Giving an example, he said in 2007, the prices of scraps, raw materials of steel products, increased up to $700 per tonne which had fallen to $150.
"If the instability continues for a long period, it ultimately will create pressure on consumers then they will reduce consumption – the impacts will be on industries. So the industrialists and investors are in tension. We want sustainability," added Rahat.
The drop in iron ore price is welcome news for the steel industry, which is reeling from the pandemic shocks on the back of a surge in construction works, mostly in the public sector.
When contacted, HM Steel and Golden Ispat Director Mohammad Sarwar Alam said, "Bangladesh steel industries will not be benefited from the price drop of the Iron ore; the steel industries are dependent on scrap materials. Moreover, the price of coal has doubled compared to last year – which impacts the products related to coal such as the price of silicon manganese, Ferro manganese and sponge iron. In the span of one week, the price of these raw materials increased by $80 per tonne."
But lithium price hike may frustrate Bangladesh's ambition for battery-driven automobile journey. Encouraged by favourable policy support and tax break promises, some private sector entrepreneurs are planning to assemble electric vehicles and set up battery plants.
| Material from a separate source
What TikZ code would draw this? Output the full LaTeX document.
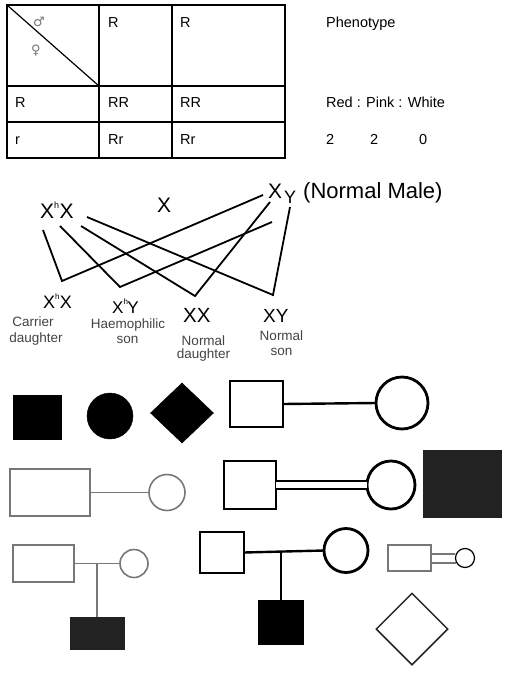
\documentclass[tikz,border=0pt]{standalone}
\usepackage{fontspec}
\setmainfont{Liberation Sans}
\newfontfamily\symfont{DejaVu Sans}
\usetikzlibrary{shapes.geometric}
\definecolor{lgray}{HTML}{777777}
\definecolor{dfill}{HTML}{222222}
\definecolor{lbl}{HTML}{444444}
\begin{document}
\begin{tikzpicture}[x=1pt,y=-1pt,
  tt/.style={anchor=base west, inner sep=0pt, font=\fontsize{14.5}{16}\selectfont},
  big/.style={anchor=base west, inner sep=0pt, font=\fontsize{21}{21}\selectfont},
  sm/.style={anchor=base, inner sep=0pt, text=lbl, font=\fontsize{13.5}{14}\selectfont},
  cross/.style={line width=1.8pt, line join=miter},
  thick box/.style={draw, line width=2.8pt, inner sep=0pt, outer sep=0pt},
  thin box/.style={draw=lgray, line width=1.6pt, inner sep=0pt, outer sep=0pt},
  solid box/.style={fill=black, draw=black, inner sep=0pt, outer sep=0pt},
  link/.style={line width=2.4pt},
  thin link/.style={draw=lgray, line width=1.6pt}
]
\useasboundingbox (0,0) rectangle (510,675);
\fill[white] (0,0) rectangle (510,675);

% ---------------- table ----------------
\draw[line width=2.2pt] (7,5) rectangle (285,158);
\draw[line width=2pt] (99,5) -- (99,158) (172,5) -- (172,158)
  (7,86) -- (285,86) (7,122) -- (285,122);
\draw[line width=1.2pt] (7,5) -- (99,86);
\node[text=lgray, font=\symfont\fontsize{13}{13}\selectfont] (male) at (39,22) {♂};
\node[text=lgray, font=\symfont\fontsize{13}{13}\selectfont] (female) at (36,51) {♀};
\node[tt] (h1) at (108,27) {R};
\node[tt] (h2) at (180,27) {R};
\node[tt] (r1) at (15,107) {R};
\node[tt] (r1a) at (108,107) {RR};
\node[tt] (r1b) at (180,107) {RR};
\node[tt] (r2) at (15,144) {r};
\node[tt] (r2a) at (108,144) {Rr};
\node[tt] (r2b) at (180,144) {Rr};
\node[tt] (ph) at (326,27) {Phenotype};
\node[tt] (rpw) at (326,107) {Red : Pink : White};
\node[tt] (n1) at (326,144) {2};
\node[tt] (n2) at (370,144) {2};
\node[tt] (n3) at (419,144) {0};

% ---------------- cross ----------------
\node[big] (mother) at (40,218) {X\raisebox{10pt}{\fontsize{9}{9}\selectfont h}\kern0.5pt X};
\node[big] (midx) at (157,212) {X};
\node[big] (fx) at (268,198) {X};
\node[big, font=\fontsize{18}{18}\selectfont] (fy) at (284,203) {Y};
\node[big, font=\fontsize{22}{22}\selectfont] (nm) at (303,198) {(Normal Male)};

\coordinate (a1) at (43,230); \coordinate (v1) at (62,281); \coordinate (b1) at (263,195);
\coordinate (a2) at (60,226); \coordinate (v2) at (120,287); \coordinate (b2) at (272,222);
\coordinate (a3) at (81,226); \coordinate (v3) at (195,296); \coordinate (b3) at (270,202);
\coordinate (a4) at (87,217); \coordinate (v4) at (273,295); \coordinate (b4) at (290,207);
\draw[cross] (a1) -- (v1) -- (b1);
\draw[cross] (a2) -- (v2) -- (b2);
\draw[cross] (a3) -- (v3) -- (b3);
\draw[cross] (a4) -- (v4) -- (b4);

\node[big, font=\fontsize{18}{18}\selectfont] (k1) at (43,308) {X\raisebox{9pt}{\fontsize{8}{8}\selectfont h}\kern0.3pt X};
\node[big, font=\fontsize{17}{17}\selectfont] (k2) at (112,313) {X\raisebox{8.5pt}{\fontsize{8}{8}\selectfont h}\kern-0.5pt Y};
\node[big, font=\fontsize{20.5}{20}\selectfont] (k3) at (183,322) {XX};
\node[big, font=\fontsize{19}{19}\selectfont] (k4) at (263,322) {XY};
\node[sm] (l1a) at (33,326) {Carrier};
\node[sm] (l1b) at (36,342) {daughter};
\node[sm] (l2a) at (128,328) {Haemophilic};
\node[sm] (l2b) at (127.5,343) {son};
\node[sm] (l3a) at (203.5,345) {Normal};
\node[sm] (l3b) at (203.5,358) {daughter};
\node[sm] (l4a) at (281.5,340) {Normal};
\node[sm] (l4b) at (281.5,355) {son};

% ---------------- pedigree symbols ----------------
% row 1
\node[solid box, minimum width=48pt, minimum height=44pt] (fsq) at (37,417) {};
\node[solid box, circle, minimum size=46pt] (fci) at (110,416) {};
\node[solid box, diamond, minimum width=63pt, minimum height=60pt] (fdi) at (182,413) {};
\node[thick box, minimum width=53pt, minimum height=46pt] (m1) at (256.5,404) {};
\node[thick box, circle, minimum size=52pt] (w1) at (402,403) {};
\draw[link] (m1.east) -- (w1.west);

% row 2
\node[thin box, minimum width=80pt, minimum height=47pt] (m2) at (50,492.5) {};
\node[thin box, circle, minimum size=36pt] (w2) at (167,492.5) {};
\draw[thin link] (m2.east) -- (w2.west);
\node[thick box, minimum width=52pt, minimum height=48pt] (m3) at (250,485) {};
\node[thick box, circle, minimum size=48pt] (w3) at (391,485) {};
\draw[line width=2.4pt, double, double distance=5.5pt] (m3.east) -- (w3.west);
\node[fill=dfill, inner sep=0pt, minimum width=79pt, minimum height=68pt] (dsq) at (462.5,484) {};

% row 3
\node[thin box, minimum width=61pt, minimum height=37pt] (m4) at (43.5,563.5) {};
\node[thin box, circle, minimum size=28pt] (w4) at (134,563.5) {};
\draw[thin link] (m4.east) -- (w4.west);
\node[fill=dfill, inner sep=0pt, minimum width=55pt, minimum height=33pt] (c4) at (97,633.5) {};
\draw[thin link] (c4.north) -- (c4.north |- m4.east);

\node[thick box, minimum width=44pt, minimum height=41pt] (m5) at (222,552.5) {};
\node[thick box, circle, minimum size=44pt] (w5) at (346,550.5) {};
\draw[link] (m5.east) -- (w5.west);
\node[solid box, minimum width=45pt, minimum height=44pt] (c5) at (281,622) {};
\draw[link] (c5.north) -- (c5.north |- w5.west);

\node[draw=lgray, line width=1.2pt, inner sep=0pt, minimum width=43pt, minimum height=26pt] (m6) at (409.5,558) {};
\node[draw=black, line width=1.2pt, inner sep=0pt, circle, minimum size=19pt] (w6) at (465,558) {};
\draw[draw=lgray, line width=1.2pt] (m6.east |- 0,554) -- (w6.west |- 0,554)
  (m6.east |- 0,563) -- ([xshift=1.5pt]w6.west |- 0,563);

\node[draw=black!85, line width=1.5pt, diamond, inner sep=0pt, minimum width=72pt, minimum height=72pt] (odi) at (412,629) {};
\end{tikzpicture}
\end{document}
Lithium price hike is not encouraging for them at this initial stage of their plan.
Bangladesh Auto Industries Limited (BAIL), a local automobile company which is set to produce electric vehicles (EV) which uses chemical energy stored in rechargeable lithium-ion battery packs at Chattogram's Mirsarai economic zone, is also cautiously observing the price of lithium.
Masud Kabir, managing director of BAIL told The Business Standard, "We are observing the price in the global market and trying to locate the root causes of price ups and downs to set up a better price for our customers."
Similarly, copper going costlier is a shock to Bangladesh's cable industry. For a range of products made from copper like- electric transformers, copper wires, copper strip, copper rod, copper pipes, copper bus bar, and copper tubes, the prices are becoming unstable, said industry insiders.
When contacted, SK Miraj Ali, company secretary of Coppertech Industries Limited, a leading company that makes copper-related products, said, "As the price is increasing at the global market it has impacts in the local market as well. The prices of copper items are increasing as a response to the rise in the global market."
Gazi Mukarram Ali Chowdhury, Chairman of Marine Safety System, award-winning copper-related products exporters said, "The price of copper has been very unstable. Around a year ago it was $6,000 and now it is $10,000 per tonne. On Friday, the price of copper was $8,300 and on Monday it became $9,200 per tonne. China is one of the largest suppliers of the metal. As China has affected the supply, the prices of copper rose."
Bangladesh is willing to enhance its share of clean fuel in its future energy mix. As the natural gas reserve is dwindling for want of new discoveries and explorations, the government in recent years promoted the import of clean fuels including LNG and LPG.
While mayhem in the raw material and metal market may shake investors' confidence in Bangladesh as anywhere else in the world, the soaring price of clean fuels and battery ingredients will jeopardize the nascent initiatives to choose between green and dirty fuels especially for energy-hungry countries like Bangladesh.